• [Entries]:
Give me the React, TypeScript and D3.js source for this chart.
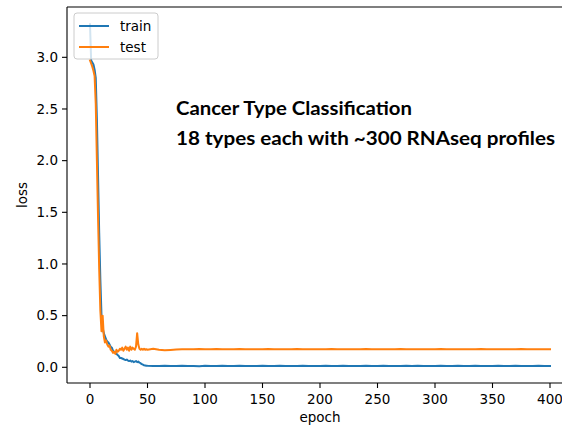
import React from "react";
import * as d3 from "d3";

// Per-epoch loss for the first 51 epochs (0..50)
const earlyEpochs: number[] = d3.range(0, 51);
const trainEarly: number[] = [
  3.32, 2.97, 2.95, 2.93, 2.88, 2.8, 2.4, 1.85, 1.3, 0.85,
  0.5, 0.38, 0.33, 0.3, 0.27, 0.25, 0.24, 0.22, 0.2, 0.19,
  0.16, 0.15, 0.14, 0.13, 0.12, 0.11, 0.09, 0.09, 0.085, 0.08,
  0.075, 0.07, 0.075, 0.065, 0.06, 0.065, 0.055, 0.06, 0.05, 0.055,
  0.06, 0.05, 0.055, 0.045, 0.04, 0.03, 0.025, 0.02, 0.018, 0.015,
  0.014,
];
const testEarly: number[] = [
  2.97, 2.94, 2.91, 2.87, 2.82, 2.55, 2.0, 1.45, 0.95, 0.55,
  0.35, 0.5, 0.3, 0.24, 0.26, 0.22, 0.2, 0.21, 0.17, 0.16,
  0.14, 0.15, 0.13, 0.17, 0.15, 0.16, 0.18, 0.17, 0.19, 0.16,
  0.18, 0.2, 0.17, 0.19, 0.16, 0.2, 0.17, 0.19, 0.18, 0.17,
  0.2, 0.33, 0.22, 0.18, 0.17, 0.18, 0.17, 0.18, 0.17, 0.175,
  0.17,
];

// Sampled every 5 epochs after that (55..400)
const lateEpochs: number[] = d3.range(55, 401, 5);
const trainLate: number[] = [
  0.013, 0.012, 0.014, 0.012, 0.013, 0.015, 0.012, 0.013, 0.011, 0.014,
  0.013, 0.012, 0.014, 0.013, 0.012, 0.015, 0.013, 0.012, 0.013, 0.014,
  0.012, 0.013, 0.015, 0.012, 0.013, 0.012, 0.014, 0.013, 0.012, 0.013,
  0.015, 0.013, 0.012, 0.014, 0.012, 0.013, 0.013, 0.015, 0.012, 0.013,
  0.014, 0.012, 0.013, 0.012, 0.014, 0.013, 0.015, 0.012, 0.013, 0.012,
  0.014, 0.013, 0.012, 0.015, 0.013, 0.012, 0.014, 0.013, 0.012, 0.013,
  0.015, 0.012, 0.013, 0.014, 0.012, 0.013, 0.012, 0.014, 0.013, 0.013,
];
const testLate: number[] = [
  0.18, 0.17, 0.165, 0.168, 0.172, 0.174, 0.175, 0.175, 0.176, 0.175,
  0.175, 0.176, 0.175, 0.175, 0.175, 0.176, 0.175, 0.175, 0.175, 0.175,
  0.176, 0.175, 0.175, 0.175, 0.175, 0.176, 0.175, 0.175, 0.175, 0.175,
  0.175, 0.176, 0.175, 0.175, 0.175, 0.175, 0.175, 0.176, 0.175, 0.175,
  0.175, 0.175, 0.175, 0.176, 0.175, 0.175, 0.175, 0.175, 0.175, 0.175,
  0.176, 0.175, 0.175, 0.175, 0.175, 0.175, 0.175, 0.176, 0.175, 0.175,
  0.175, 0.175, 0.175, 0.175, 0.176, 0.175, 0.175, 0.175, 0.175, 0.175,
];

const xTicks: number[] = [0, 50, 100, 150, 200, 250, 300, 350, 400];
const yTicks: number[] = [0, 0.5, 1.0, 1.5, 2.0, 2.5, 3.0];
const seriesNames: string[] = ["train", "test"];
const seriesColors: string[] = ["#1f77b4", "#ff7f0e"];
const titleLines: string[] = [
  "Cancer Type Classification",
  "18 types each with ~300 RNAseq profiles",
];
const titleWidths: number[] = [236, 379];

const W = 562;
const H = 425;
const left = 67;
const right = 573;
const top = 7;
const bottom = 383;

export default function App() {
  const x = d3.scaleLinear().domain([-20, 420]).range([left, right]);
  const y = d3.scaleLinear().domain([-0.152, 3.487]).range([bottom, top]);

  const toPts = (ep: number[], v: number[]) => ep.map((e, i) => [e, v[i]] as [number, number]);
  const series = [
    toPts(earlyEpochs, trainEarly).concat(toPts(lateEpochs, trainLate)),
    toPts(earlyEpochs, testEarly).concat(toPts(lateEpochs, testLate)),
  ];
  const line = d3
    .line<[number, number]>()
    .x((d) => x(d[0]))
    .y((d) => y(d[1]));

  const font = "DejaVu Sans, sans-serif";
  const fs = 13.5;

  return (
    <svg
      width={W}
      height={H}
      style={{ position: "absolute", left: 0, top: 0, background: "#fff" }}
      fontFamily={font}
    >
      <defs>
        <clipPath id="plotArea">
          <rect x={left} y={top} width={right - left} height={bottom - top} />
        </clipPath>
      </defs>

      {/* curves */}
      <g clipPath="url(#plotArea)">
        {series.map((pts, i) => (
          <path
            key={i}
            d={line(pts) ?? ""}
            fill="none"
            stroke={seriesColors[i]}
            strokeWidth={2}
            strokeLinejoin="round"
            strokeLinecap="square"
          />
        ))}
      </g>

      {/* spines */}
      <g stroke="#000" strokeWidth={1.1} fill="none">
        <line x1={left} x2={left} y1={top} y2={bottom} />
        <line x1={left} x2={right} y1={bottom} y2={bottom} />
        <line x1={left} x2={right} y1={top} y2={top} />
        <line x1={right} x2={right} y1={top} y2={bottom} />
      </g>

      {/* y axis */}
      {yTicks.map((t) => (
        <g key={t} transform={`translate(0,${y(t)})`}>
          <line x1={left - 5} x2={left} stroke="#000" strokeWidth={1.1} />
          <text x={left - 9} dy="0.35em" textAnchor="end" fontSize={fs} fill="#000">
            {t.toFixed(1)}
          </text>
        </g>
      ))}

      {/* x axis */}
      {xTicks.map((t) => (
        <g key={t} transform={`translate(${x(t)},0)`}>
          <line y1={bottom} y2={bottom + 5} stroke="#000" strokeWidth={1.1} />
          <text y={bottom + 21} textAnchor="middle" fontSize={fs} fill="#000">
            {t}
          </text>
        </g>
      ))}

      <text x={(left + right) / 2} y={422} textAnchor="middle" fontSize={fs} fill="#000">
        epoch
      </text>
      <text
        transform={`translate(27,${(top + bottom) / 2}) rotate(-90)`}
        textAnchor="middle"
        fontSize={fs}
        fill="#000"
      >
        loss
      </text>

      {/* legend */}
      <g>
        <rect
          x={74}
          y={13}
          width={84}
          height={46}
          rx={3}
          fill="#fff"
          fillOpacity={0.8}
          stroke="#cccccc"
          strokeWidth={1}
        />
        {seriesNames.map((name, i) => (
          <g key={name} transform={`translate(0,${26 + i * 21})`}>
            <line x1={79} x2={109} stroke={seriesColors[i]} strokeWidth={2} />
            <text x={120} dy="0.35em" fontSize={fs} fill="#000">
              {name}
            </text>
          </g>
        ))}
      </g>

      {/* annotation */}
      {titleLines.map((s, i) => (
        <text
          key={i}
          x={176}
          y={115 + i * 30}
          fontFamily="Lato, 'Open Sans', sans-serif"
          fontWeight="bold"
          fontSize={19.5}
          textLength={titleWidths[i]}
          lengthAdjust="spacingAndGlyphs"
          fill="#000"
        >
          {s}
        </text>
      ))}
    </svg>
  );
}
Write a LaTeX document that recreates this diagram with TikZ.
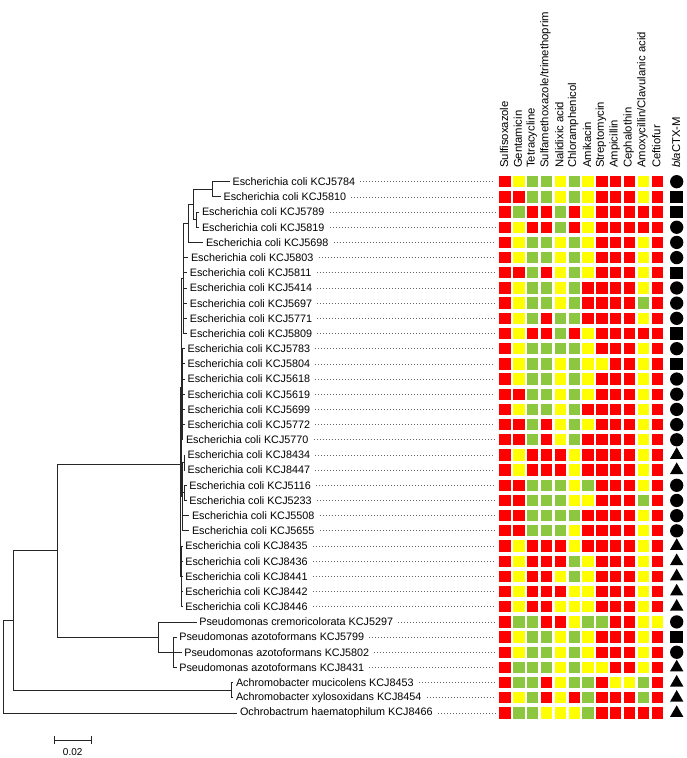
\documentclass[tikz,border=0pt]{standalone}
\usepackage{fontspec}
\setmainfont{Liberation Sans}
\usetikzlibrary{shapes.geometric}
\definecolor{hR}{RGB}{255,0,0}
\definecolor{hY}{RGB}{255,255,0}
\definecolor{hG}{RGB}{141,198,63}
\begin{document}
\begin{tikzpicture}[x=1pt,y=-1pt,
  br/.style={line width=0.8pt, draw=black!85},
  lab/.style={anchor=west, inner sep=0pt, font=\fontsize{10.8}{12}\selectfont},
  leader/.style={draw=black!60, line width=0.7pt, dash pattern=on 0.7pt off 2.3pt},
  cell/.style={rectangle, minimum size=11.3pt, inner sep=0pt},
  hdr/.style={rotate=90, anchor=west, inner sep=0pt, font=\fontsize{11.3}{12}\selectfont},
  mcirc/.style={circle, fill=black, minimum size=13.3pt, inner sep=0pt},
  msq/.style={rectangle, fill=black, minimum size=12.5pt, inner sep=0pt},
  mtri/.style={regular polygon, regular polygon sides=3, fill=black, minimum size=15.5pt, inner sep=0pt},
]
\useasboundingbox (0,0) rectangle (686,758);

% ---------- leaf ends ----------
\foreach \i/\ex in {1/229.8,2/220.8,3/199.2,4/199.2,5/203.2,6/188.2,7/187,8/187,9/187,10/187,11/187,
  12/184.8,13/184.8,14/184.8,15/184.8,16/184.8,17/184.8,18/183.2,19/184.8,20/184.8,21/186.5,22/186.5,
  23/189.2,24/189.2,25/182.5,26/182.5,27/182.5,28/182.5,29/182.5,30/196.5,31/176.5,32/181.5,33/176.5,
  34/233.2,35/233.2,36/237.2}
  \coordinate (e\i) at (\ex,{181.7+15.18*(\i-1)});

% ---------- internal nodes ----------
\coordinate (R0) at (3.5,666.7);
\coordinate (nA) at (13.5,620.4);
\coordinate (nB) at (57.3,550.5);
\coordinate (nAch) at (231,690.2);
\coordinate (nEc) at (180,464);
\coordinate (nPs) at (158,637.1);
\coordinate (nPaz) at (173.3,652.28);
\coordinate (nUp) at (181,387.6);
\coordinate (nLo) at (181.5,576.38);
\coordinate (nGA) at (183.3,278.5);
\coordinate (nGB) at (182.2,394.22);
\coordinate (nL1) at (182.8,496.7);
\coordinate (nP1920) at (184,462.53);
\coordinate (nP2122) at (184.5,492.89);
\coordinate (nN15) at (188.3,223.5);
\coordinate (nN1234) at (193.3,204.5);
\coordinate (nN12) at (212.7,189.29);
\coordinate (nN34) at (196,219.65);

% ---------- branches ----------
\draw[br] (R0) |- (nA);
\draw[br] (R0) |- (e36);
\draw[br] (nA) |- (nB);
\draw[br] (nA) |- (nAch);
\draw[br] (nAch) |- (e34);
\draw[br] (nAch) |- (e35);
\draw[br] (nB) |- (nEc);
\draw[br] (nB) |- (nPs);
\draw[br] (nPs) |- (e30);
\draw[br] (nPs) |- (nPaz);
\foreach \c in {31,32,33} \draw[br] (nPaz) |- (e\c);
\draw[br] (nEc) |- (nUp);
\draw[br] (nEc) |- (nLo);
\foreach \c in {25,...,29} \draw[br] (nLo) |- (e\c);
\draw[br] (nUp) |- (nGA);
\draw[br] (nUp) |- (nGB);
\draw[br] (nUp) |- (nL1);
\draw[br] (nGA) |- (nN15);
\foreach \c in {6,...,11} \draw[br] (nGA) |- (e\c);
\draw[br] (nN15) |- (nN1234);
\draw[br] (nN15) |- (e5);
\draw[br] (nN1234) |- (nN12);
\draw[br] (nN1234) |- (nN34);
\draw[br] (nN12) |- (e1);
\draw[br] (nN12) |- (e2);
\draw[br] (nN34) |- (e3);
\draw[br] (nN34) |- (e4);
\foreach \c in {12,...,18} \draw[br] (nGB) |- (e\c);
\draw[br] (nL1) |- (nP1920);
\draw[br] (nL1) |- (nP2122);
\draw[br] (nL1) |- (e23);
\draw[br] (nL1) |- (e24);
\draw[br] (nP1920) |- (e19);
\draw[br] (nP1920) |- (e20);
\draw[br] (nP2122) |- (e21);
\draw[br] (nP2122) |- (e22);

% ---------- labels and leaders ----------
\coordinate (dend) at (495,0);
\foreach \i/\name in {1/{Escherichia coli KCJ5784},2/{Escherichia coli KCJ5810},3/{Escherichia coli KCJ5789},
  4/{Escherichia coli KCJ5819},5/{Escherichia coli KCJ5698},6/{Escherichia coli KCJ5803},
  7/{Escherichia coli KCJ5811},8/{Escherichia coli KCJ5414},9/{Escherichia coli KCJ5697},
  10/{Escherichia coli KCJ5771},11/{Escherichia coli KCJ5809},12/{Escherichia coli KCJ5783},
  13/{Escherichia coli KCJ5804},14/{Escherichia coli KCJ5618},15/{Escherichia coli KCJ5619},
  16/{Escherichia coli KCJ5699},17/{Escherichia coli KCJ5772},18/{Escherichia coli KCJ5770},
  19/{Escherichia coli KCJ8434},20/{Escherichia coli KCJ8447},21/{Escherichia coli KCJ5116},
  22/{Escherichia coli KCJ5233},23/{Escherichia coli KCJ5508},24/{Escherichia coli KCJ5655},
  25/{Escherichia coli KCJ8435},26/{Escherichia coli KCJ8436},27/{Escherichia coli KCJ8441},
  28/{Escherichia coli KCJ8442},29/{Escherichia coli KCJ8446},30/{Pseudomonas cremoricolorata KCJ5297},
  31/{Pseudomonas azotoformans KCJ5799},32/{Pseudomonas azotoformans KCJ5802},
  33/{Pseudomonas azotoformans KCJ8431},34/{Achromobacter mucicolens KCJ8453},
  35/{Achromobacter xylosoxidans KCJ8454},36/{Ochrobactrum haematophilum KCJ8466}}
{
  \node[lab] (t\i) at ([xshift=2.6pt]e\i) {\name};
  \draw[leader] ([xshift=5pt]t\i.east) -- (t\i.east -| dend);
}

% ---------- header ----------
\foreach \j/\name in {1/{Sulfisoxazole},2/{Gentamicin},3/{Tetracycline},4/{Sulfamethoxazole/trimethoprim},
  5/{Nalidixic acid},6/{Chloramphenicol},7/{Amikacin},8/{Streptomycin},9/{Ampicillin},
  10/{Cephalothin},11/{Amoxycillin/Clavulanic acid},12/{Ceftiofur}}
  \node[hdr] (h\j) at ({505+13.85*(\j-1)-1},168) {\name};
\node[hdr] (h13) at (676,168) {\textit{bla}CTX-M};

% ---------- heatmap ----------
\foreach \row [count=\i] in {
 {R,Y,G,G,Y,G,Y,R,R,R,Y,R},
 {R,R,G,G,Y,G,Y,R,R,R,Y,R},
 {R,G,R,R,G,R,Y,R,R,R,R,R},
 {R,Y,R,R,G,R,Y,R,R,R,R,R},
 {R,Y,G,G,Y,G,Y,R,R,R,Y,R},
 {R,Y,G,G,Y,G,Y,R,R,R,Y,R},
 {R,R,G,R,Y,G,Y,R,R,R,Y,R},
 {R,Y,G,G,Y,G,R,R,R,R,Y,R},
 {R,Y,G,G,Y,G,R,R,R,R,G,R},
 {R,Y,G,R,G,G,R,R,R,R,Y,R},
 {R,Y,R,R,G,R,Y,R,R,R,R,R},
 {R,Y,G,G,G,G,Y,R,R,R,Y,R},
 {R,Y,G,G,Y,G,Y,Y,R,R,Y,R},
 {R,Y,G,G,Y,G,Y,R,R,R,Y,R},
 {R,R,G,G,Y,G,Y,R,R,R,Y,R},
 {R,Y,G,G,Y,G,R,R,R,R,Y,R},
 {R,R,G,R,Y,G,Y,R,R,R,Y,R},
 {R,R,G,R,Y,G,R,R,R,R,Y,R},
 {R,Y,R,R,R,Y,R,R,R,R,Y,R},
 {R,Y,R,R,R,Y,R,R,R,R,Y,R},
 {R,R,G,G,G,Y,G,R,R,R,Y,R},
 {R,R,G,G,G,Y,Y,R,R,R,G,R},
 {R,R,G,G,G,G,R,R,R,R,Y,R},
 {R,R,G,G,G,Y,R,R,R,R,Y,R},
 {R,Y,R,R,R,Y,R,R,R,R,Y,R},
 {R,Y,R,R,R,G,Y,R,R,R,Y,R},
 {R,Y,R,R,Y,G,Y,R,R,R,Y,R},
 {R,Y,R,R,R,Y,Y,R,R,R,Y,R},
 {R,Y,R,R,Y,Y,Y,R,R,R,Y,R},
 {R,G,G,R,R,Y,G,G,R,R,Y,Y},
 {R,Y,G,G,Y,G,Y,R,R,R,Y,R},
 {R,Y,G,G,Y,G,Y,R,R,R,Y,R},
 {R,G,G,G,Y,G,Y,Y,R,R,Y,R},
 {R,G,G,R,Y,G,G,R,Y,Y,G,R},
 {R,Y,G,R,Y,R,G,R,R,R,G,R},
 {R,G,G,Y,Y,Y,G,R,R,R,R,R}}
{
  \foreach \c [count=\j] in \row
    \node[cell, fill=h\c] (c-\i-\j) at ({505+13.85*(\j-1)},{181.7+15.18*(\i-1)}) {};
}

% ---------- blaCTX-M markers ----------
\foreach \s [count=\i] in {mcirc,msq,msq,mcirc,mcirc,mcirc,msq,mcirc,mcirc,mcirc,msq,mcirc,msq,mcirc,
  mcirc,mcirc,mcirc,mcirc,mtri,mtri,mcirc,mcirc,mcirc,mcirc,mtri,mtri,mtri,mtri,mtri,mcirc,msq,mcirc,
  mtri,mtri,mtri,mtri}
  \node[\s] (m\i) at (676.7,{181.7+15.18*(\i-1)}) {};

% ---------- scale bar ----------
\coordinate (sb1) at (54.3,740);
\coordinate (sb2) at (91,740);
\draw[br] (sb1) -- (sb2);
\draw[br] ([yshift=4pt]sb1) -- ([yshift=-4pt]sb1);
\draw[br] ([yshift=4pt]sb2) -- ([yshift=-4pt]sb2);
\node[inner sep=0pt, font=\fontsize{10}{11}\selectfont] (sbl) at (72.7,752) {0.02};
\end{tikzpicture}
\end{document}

• [Directive]:
Pick out the lines containing the word "with" and show them.

• [Solution for this task]:
  "18 types each with ~300 RNAseq profiles",
Write a LaTeX document that recreates this diagram with TikZ.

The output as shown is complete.